Some records
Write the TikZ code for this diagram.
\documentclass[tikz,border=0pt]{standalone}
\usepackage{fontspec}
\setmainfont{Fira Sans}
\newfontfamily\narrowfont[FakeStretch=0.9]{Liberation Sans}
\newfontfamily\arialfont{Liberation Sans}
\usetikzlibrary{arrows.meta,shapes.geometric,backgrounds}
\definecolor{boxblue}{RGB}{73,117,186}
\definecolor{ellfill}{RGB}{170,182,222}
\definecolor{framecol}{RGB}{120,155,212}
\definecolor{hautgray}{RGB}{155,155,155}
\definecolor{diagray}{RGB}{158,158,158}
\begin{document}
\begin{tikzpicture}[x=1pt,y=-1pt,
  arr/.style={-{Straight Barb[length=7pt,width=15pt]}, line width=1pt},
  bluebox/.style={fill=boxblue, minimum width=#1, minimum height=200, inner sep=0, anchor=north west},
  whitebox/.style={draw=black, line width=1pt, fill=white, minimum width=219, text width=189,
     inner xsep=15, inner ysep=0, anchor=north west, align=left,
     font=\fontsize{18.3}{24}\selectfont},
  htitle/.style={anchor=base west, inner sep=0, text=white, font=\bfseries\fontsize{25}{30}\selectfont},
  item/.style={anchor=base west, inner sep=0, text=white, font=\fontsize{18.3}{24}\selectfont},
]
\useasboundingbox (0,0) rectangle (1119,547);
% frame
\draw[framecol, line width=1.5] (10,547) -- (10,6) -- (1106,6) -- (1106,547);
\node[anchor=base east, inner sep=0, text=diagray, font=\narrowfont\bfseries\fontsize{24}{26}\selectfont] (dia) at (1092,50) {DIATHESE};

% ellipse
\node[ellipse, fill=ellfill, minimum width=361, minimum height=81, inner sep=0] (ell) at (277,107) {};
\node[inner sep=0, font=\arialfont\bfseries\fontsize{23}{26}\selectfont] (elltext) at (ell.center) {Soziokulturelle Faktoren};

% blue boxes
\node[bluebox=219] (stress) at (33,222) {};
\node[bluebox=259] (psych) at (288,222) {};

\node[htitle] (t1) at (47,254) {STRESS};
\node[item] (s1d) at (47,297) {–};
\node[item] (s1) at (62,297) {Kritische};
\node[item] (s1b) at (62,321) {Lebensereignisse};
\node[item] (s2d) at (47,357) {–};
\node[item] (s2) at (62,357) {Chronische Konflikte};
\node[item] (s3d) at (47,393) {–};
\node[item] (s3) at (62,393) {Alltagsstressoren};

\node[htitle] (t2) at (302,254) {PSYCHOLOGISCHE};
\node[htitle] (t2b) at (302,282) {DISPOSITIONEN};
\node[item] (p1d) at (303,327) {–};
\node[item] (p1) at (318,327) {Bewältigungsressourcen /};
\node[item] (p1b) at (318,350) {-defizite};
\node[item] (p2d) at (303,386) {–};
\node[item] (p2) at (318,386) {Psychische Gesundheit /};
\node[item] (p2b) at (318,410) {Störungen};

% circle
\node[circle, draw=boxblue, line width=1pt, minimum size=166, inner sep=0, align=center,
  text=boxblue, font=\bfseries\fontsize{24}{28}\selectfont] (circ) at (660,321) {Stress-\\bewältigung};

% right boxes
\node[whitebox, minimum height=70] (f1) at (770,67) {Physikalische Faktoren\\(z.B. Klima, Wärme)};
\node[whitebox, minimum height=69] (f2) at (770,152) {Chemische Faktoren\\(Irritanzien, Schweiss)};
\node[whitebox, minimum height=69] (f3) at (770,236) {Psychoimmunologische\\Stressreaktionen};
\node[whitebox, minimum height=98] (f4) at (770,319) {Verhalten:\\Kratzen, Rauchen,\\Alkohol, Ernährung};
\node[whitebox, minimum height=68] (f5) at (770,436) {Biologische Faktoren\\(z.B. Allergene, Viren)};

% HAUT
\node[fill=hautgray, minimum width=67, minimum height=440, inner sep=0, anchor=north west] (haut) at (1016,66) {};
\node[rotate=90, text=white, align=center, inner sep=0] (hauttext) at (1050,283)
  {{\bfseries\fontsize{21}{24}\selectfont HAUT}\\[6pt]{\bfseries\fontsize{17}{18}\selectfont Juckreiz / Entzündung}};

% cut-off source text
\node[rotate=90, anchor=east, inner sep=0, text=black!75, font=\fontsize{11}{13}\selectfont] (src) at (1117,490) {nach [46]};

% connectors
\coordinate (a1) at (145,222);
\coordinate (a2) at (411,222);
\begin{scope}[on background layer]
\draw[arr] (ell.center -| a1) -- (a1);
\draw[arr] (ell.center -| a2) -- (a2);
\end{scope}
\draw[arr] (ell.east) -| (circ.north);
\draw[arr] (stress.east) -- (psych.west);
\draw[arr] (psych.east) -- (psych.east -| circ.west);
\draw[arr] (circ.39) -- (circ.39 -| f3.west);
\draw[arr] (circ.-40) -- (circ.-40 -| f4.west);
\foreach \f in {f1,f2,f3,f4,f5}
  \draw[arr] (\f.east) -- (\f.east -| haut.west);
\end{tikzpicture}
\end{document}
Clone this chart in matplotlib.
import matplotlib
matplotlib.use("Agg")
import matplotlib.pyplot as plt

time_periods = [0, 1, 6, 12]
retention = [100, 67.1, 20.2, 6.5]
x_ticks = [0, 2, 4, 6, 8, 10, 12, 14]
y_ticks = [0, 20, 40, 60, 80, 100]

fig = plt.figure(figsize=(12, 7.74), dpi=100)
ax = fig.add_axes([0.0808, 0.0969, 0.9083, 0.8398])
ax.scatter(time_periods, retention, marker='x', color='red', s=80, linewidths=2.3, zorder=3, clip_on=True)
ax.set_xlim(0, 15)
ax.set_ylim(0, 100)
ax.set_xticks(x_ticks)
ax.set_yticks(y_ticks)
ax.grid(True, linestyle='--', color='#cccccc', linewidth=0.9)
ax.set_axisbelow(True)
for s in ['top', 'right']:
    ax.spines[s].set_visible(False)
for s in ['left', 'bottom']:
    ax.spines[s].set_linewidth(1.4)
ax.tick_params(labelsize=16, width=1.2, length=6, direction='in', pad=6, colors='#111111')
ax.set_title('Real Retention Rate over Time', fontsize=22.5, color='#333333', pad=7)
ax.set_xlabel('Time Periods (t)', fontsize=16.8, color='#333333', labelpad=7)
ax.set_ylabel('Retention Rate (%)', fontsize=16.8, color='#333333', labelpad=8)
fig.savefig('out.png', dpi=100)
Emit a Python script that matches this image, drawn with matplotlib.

• _TASK OBJECTIVE_
Write the data back out verbatim.

• _REPLY_
Write the TikZ code for this diagram.
\documentclass[tikz,border=0pt]{standalone}
\usepackage{fontspec}
\setmainfont{Fira Sans}
\newfontfamily\narrowfont[FakeStretch=0.9]{Liberation Sans}
\newfontfamily\arialfont{Liberation Sans}
\usetikzlibrary{arrows.meta,shapes.geometric,backgrounds}
\definecolor{boxblue}{RGB}{73,117,186}
\definecolor{ellfill}{RGB}{170,182,222}
\definecolor{framecol}{RGB}{120,155,212}
\definecolor{hautgray}{RGB}{155,155,155}
\definecolor{diagray}{RGB}{158,158,158}
\begin{document}
\begin{tikzpicture}[x=1pt,y=-1pt,
  arr/.style={-{Straight Barb[length=7pt,width=15pt]}, line width=1pt},
  bluebox/.style={fill=boxblue, minimum width=#1, minimum height=200, inner sep=0, anchor=north west},
  whitebox/.style={draw=black, line width=1pt, fill=white, minimum width=219, text width=189,
     inner xsep=15, inner ysep=0, anchor=north west, align=left,
     font=\fontsize{18.3}{24}\selectfont},
  htitle/.style={anchor=base west, inner sep=0, text=white, font=\bfseries\fontsize{25}{30}\selectfont},
  item/.style={anchor=base west, inner sep=0, text=white, font=\fontsize{18.3}{24}\selectfont},
]
\useasboundingbox (0,0) rectangle (1119,547);
% frame
\draw[framecol, line width=1.5] (10,547) -- (10,6) -- (1106,6) -- (1106,547);
\node[anchor=base east, inner sep=0, text=diagray, font=\narrowfont\bfseries\fontsize{24}{26}\selectfont] (dia) at (1092,50) {DIATHESE};

% ellipse
\node[ellipse, fill=ellfill, minimum width=361, minimum height=81, inner sep=0] (ell) at (277,107) {};
\node[inner sep=0, font=\arialfont\bfseries\fontsize{23}{26}\selectfont] (elltext) at (ell.center) {Soziokulturelle Faktoren};

% blue boxes
\node[bluebox=219] (stress) at (33,222) {};
\node[bluebox=259] (psych) at (288,222) {};

\node[htitle] (t1) at (47,254) {STRESS};
\node[item] (s1d) at (47,297) {–};
\node[item] (s1) at (62,297) {Kritische};
\node[item] (s1b) at (62,321) {Lebensereignisse};
\node[item] (s2d) at (47,357) {–};
\node[item] (s2) at (62,357) {Chronische Konflikte};
\node[item] (s3d) at (47,393) {–};
\node[item] (s3) at (62,393) {Alltagsstressoren};

\node[htitle] (t2) at (302,254) {PSYCHOLOGISCHE};
\node[htitle] (t2b) at (302,282) {DISPOSITIONEN};
\node[item] (p1d) at (303,327) {–};
\node[item] (p1) at (318,327) {Bewältigungsressourcen /};
\node[item] (p1b) at (318,350) {-defizite};
\node[item] (p2d) at (303,386) {–};
\node[item] (p2) at (318,386) {Psychische Gesundheit /};
\node[item] (p2b) at (318,410) {Störungen};

% circle
\node[circle, draw=boxblue, line width=1pt, minimum size=166, inner sep=0, align=center,
  text=boxblue, font=\bfseries\fontsize{24}{28}\selectfont] (circ) at (660,321) {Stress-\\bewältigung};

% right boxes
\node[whitebox, minimum height=70] (f1) at (770,67) {Physikalische Faktoren\\(z.B. Klima, Wärme)};
\node[whitebox, minimum height=69] (f2) at (770,152) {Chemische Faktoren\\(Irritanzien, Schweiss)};
\node[whitebox, minimum height=69] (f3) at (770,236) {Psychoimmunologische\\Stressreaktionen};
\node[whitebox, minimum height=98] (f4) at (770,319) {Verhalten:\\Kratzen, Rauchen,\\Alkohol, Ernährung};
\node[whitebox, minimum height=68] (f5) at (770,436) {Biologische Faktoren\\(z.B. Allergene, Viren)};

% HAUT
\node[fill=hautgray, minimum width=67, minimum height=440, inner sep=0, anchor=north west] (haut) at (1016,66) {};
\node[rotate=90, text=white, align=center, inner sep=0] (hauttext) at (1050,283)
  {{\bfseries\fontsize{21}{24}\selectfont HAUT}\\[6pt]{\bfseries\fontsize{17}{18}\selectfont Juckreiz / Entzündung}};

% cut-off source text
\node[rotate=90, anchor=east, inner sep=0, text=black!75, font=\fontsize{11}{13}\selectfont] (src) at (1117,490) {nach [46]};

% connectors
\coordinate (a1) at (145,222);
\coordinate (a2) at (411,222);
\begin{scope}[on background layer]
\draw[arr] (ell.center -| a1) -- (a1);
\draw[arr] (ell.center -| a2) -- (a2);
\end{scope}
\draw[arr] (ell.east) -| (circ.north);
\draw[arr] (stress.east) -- (psych.west);
\draw[arr] (psych.east) -- (psych.east -| circ.west);
\draw[arr] (circ.39) -- (circ.39 -| f3.west);
\draw[arr] (circ.-40) -- (circ.-40 -| f4.west);
\foreach \f in {f1,f2,f3,f4,f5}
  \draw[arr] (\f.east) -- (\f.east -| haut.west);
\end{tikzpicture}
\end{document}
Clone this chart in matplotlib.
import matplotlib
matplotlib.use("Agg")
import matplotlib.pyplot as plt

time_periods = [0, 1, 6, 12]
retention = [100, 67.1, 20.2, 6.5]
x_ticks = [0, 2, 4, 6, 8, 10, 12, 14]
y_ticks = [0, 20, 40, 60, 80, 100]

fig = plt.figure(figsize=(12, 7.74), dpi=100)
ax = fig.add_axes([0.0808, 0.0969, 0.9083, 0.8398])
ax.scatter(time_periods, retention, marker='x', color='red', s=80, linewidths=2.3, zorder=3, clip_on=True)
ax.set_xlim(0, 15)
ax.set_ylim(0, 100)
ax.set_xticks(x_ticks)
ax.set_yticks(y_ticks)
ax.grid(True, linestyle='--', color='#cccccc', linewidth=0.9)
ax.set_axisbelow(True)
for s in ['top', 'right']:
    ax.spines[s].set_visible(False)
for s in ['left', 'bottom']:
    ax.spines[s].set_linewidth(1.4)
ax.tick_params(labelsize=16, width=1.2, length=6, direction='in', pad=6, colors='#111111')
ax.set_title('Real Retention Rate over Time', fontsize=22.5, color='#333333', pad=7)
ax.set_xlabel('Time Periods (t)', fontsize=16.8, color='#333333', labelpad=7)
ax.set_ylabel('Retention Rate (%)', fontsize=16.8, color='#333333', labelpad=8)
fig.savefig('out.png', dpi=100)
Emit a Python script that matches this image, drawn with matplotlib.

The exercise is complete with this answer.